Identify all lines of the data containing the string "LaTeX" and copy them.

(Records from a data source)
'''

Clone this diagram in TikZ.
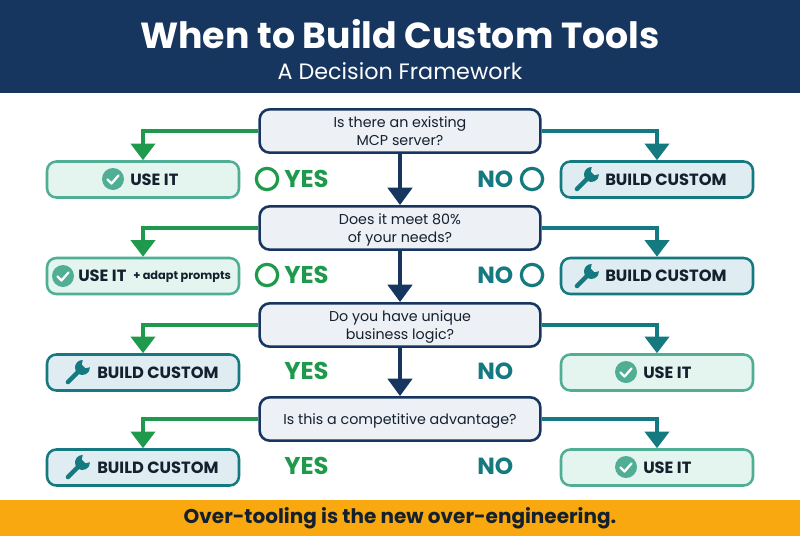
\documentclass[tikz,border=0pt]{standalone}
\usepackage{fontspec}
\setmainfont{Poppins}
\usetikzlibrary{arrows.meta}
\definecolor{navy}{HTML}{17365F}
\definecolor{grn}{HTML}{1F9A4C}
\definecolor{tealc}{HTML}{147A80}
\definecolor{mint}{HTML}{4FAE94}
\definecolor{mintfill}{HTML}{E3F5EE}
\definecolor{bluefill}{HTML}{DFECF1}
\definecolor{qfill}{HTML}{EDF0F5}
\definecolor{amber}{HTML}{F9A90F}
\definecolor{inkc}{HTML}{14202E}
\tikzset{
  x=0.75pt,y=-0.75pt,
  question/.style={draw=navy,line width=1.9pt,fill=qfill,rounded corners=7.5pt,minimum width=210.5pt,minimum height=32.5pt,inner sep=0pt,align=center,font=\fontsize{10.7pt}{13.4pt}\selectfont\color{inkc},text depth=0pt},
  usebox/.style={draw=mint,line width=1.9pt,fill=mintfill,rounded corners=7pt,minimum width=144pt,minimum height=27pt,inner sep=0pt},
  buildbox/.style={draw=tealc,line width=1.9pt,fill=bluefill,rounded corners=7pt,minimum width=144pt,minimum height=27pt,inner sep=0pt},
  restext/.style={font=\fontsize{12.2pt}{14pt}\selectfont\bfseries\color{inkc},inner sep=0pt},
  yeslab/.style={font=\fontsize{18.2pt}{20pt}\selectfont\bfseries\color{grn},inner sep=0pt},
  nolab/.style={font=\fontsize{17.5pt}{20pt}\selectfont\bfseries\color{tealc},inner sep=0pt},
  yesring/.style={circle,draw=grn,line width=2.4pt,minimum size=16pt,inner sep=0pt},
  noring/.style={circle,draw=tealc,line width=2.4pt,minimum size=16pt,inner sep=0pt},
  checkicon/.style={circle,fill=mint,minimum size=16.5pt,inner sep=0pt},
  wrenchicon/.style={minimum size=16pt,inner sep=0pt},
  yesarrow/.style={draw=grn,line width=3.6pt,-{Triangle[length=12.5pt,width=18pt]}},
  noarrow/.style={draw=tealc,line width=3.6pt,-{Triangle[length=12.5pt,width=18pt]}},
  downarrow/.style={draw=navy,line width=3.6pt,-{Triangle[length=13pt,width=18pt]}},
  pics/chk/.style={code={\draw[white,line width=1.7pt,line cap=round,line join=round] (-5.5,0.5) -- (-1.5,4.5) -- (5.5,-3.5);}},
  pics/wrench/.style={code={
    \draw[tealc,line width=3.4pt,line cap=round,y=0.75pt] (-10,-10) -- (3,3);
    \fill[tealc,y=0.75pt,shift={(4.5,4.5)}] (88:7.5) arc[start angle=88,end angle=362,radius=7.5] -- (-15:3) -- (105:3) -- cycle;
  }},
}
\begin{document}
\begin{tikzpicture}
\useasboundingbox (0,0) rectangle (800,536);
\fill[white] (0,0) rectangle (800,536);
\fill[navy] (0,0) rectangle (800,93);
\fill[amber] (0,500) rectangle (800,536);
\node[font=\fontsize{27.2pt}{30pt}\selectfont\bfseries,text=white,inner sep=0pt] (title) at (400,34) {When to Build Custom Tools};
\node[font=\fontsize{16.7pt}{19pt}\selectfont,text=white,inner sep=0pt] (subtitle) at (400,71) {A Decision Framework};
\node[font=\fontsize{15pt}{17pt}\selectfont\bfseries,text=inkc,inner sep=0pt] (footer) at (400,518) {Over-tooling is the new over-engineering.};

\node[question] (q1) at (400,131) {Is there an existing\\MCP server?};
\node[question] (q2) at (400,228) {Does it meet 80\%\\of your needs?};
\node[question] (q3) at (400,325) {Do you have unique\\business logic?};
\node[question] (q4) at (400,419) {Is this a competitive advantage?};

\node[usebox] (l1) at (143,179.5) {};
\node[usebox] (l2) at (143,276) {};
\node[buildbox] (l3) at (143,372.5) {};
\node[buildbox] (l4) at (143,467.5) {};
\node[buildbox] (r1) at (657,179.5) {};
\node[buildbox] (r2) at (657,276) {};
\node[usebox] (r3) at (657,372.5) {};
\node[usebox] (r4) at (657,467.5) {};

\draw[downarrow] (q1) -- (q2);
\draw[downarrow] (q2) -- (q3);
\draw[downarrow] (q3) -- (q4);
\foreach \q/\a/\b in {q1/l1/r1,q2/l2/r2,q3/l3/r3,q4/l4/r4}{
  \draw[yesarrow] (\q.west) -| (\a.north);
  \draw[noarrow] (\q.east) -| (\b.north);
}

% left results
\node[checkicon] (c1) at (113,179) {}; \pic at (c1) {chk};
\node[restext,anchor=west] (t1) at (130,179.5) {USE IT};
\node[checkicon] (c2) at (63,276) {}; \pic at (c2) {chk};
\node[restext,anchor=west] (t2) at (78,276) {USE IT};
\node[inner sep=0pt,anchor=west,font=\fontsize{8.5pt}{10pt}\selectfont\bfseries,text=inkc] (t2b) at (133,277) {+ adapt prompts};
\node[wrenchicon] (w3) at (78,372) {}; \pic at (w3) {wrench};
\node[restext,anchor=west] (t3) at (97,372.5) {BUILD CUSTOM};
\node[wrenchicon] (w4) at (78,467) {}; \pic at (w4) {wrench};
\node[restext,anchor=west] (t4) at (97,467.5) {BUILD CUSTOM};
% right results
\node[wrenchicon] (w5) at (587,179) {}; \pic at (w5) {wrench};
\node[restext,anchor=west] (t5) at (605,180) {BUILD CUSTOM};
\node[wrenchicon] (w6) at (587,276) {}; \pic at (w6) {wrench};
\node[restext,anchor=west] (t6) at (605,276) {BUILD CUSTOM};
\node[checkicon] (c7) at (626,372) {}; \pic at (c7) {chk};
\node[restext,anchor=west] (t7) at (643,372.5) {USE IT};
\node[checkicon] (c8) at (626,467) {}; \pic at (c8) {chk};
\node[restext,anchor=west] (t8) at (643,467.5) {USE IT};

% yes / no labels
\node[yesring] (yr1) at (267,179) {};
\node[yesring] (yr2) at (267,275) {};
\node[yeslab,anchor=west] (y1) at (284,179) {YES};
\node[yeslab,anchor=west] (y2) at (284,275) {YES};
\node[yeslab,anchor=west] (y3) at (284,371) {YES};
\node[yeslab,anchor=west] (y4) at (284,466) {YES};
\node[noring] (nr1) at (532,179) {};
\node[noring] (nr2) at (532,275) {};
\node[nolab,anchor=west] (n1) at (477,179) {NO};
\node[nolab,anchor=west] (n2) at (477,275) {NO};
\node[nolab,anchor=west] (n3) at (477,371) {NO};
\node[nolab,anchor=west] (n4) at (477,466) {NO};
\end{tikzpicture}
\end{document}
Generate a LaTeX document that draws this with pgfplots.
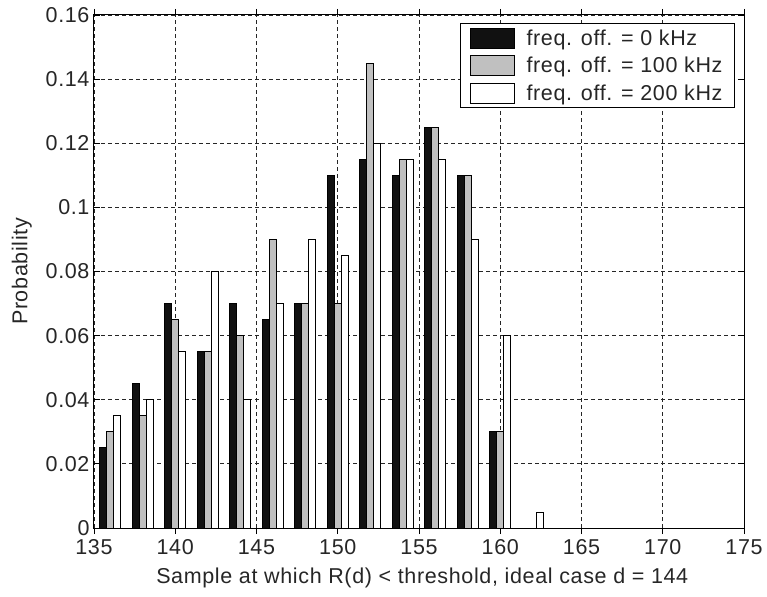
\documentclass[border=0pt]{standalone}
\usepackage{pgfplots}
\pgfplotsset{compat=1.18}
\usepackage{fontspec}
\setmainfont[LetterSpace=3]{Liberation Sans}
\definecolor{barblack}{RGB}{17,17,17}
\definecolor{bargray}{RGB}{192,192,192}
\begin{document}
\begin{tikzpicture}
\begin{axis}[
  at={(0pt,0pt)}, anchor=south west,
  scale only axis, width=650pt, height=513pt,
  xmin=135, xmax=175, ymin=0, ymax=0.16,
  xtick={135,140,...,175},
  ytick={0,0.02,...,0.16},
  scaled y ticks=false,
  yticklabel style={/pgf/number format/fixed,/pgf/number format/precision=2},
  /pgf/number format/assume math mode=true,
  tick label style={font=\fontsize{21.5}{25}\selectfont, text=black!85},
  xticklabel style={yshift=-2pt},
  yticklabel style={xshift=-1pt},
  label style={font=\fontsize{21.5}{25}\selectfont, text=black!85},
  xlabel={Sample at which R(d) < threshold, ideal case d = 144},
  ylabel={Probability},
  xlabel style={at={(axis description cs:0.505,-0.0975)}, anchor=center},
  ylabel style={at={(axis description cs:-0.111,0.5)}, anchor=center},
  grid=major,
  major grid style={black!85, dashed, dash pattern=on 4pt off 3pt, line width=0.9pt},
  tick align=inside, tick pos=both,
  major tick length=6pt,
  tick style={black, line width=0.8pt},
  axis line style={black, line width=1pt},
  ybar, bar width=0.43,
  every axis plot/.append style={draw=black, line width=0.9pt},
  legend cell align=left,
  legend style={at={(0.986,0.984)}, anchor=north east, draw=black, line width=0.9pt,
    font=\fontsize{21.5}{25}\selectfont, text=black!85,
    row sep=6.5pt, inner xsep=10pt, inner ysep=4pt},
  legend image code/.code={\draw[#1,draw=black,line width=0.9pt] (0pt,-10pt) rectangle (44pt,10pt);
    \path[draw=none,fill=none] (0pt,0pt) -- (54pt,0pt);},
]
\addplot[fill=barblack, bar shift=-0.43] coordinates {
 (136,0.025) (138,0.045) (140,0.07) (142,0.055) (144,0.07) (146,0.065) (148,0.07)
 (150,0.11) (152,0.115) (154,0.11) (156,0.125) (158,0.11) (160,0.03)};
\addplot[fill=bargray, bar shift=0] coordinates {
 (136,0.03) (138,0.035) (140,0.065) (142,0.055) (144,0.06) (146,0.09) (148,0.07)
 (150,0.07) (152,0.145) (154,0.115) (156,0.125) (158,0.11) (160,0.03)};
\addplot[fill=white, bar shift=0.43] coordinates {
 (136,0.035) (138,0.04) (140,0.055) (142,0.08) (144,0.04) (146,0.07) (148,0.09)
 (150,0.085) (152,0.12) (154,0.115) (156,0.115) (158,0.09) (160,0.06) (162,0.005)};
\legend{freq. off. = 0 kHz, freq. off. = 100 kHz, freq. off. = 200 kHz}
\end{axis}
\path[use as bounding box] (-94pt,-68pt) rectangle (673pt,528pt);
\end{tikzpicture}
\end{document}
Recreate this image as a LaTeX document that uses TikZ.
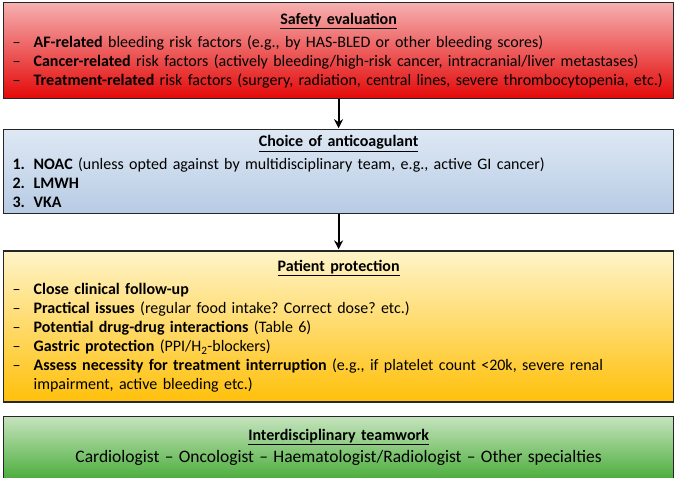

'''

** Task output **
Generate a LaTeX document that draws this with pgfplots.
Recreate this image as a LaTeX document that uses TikZ.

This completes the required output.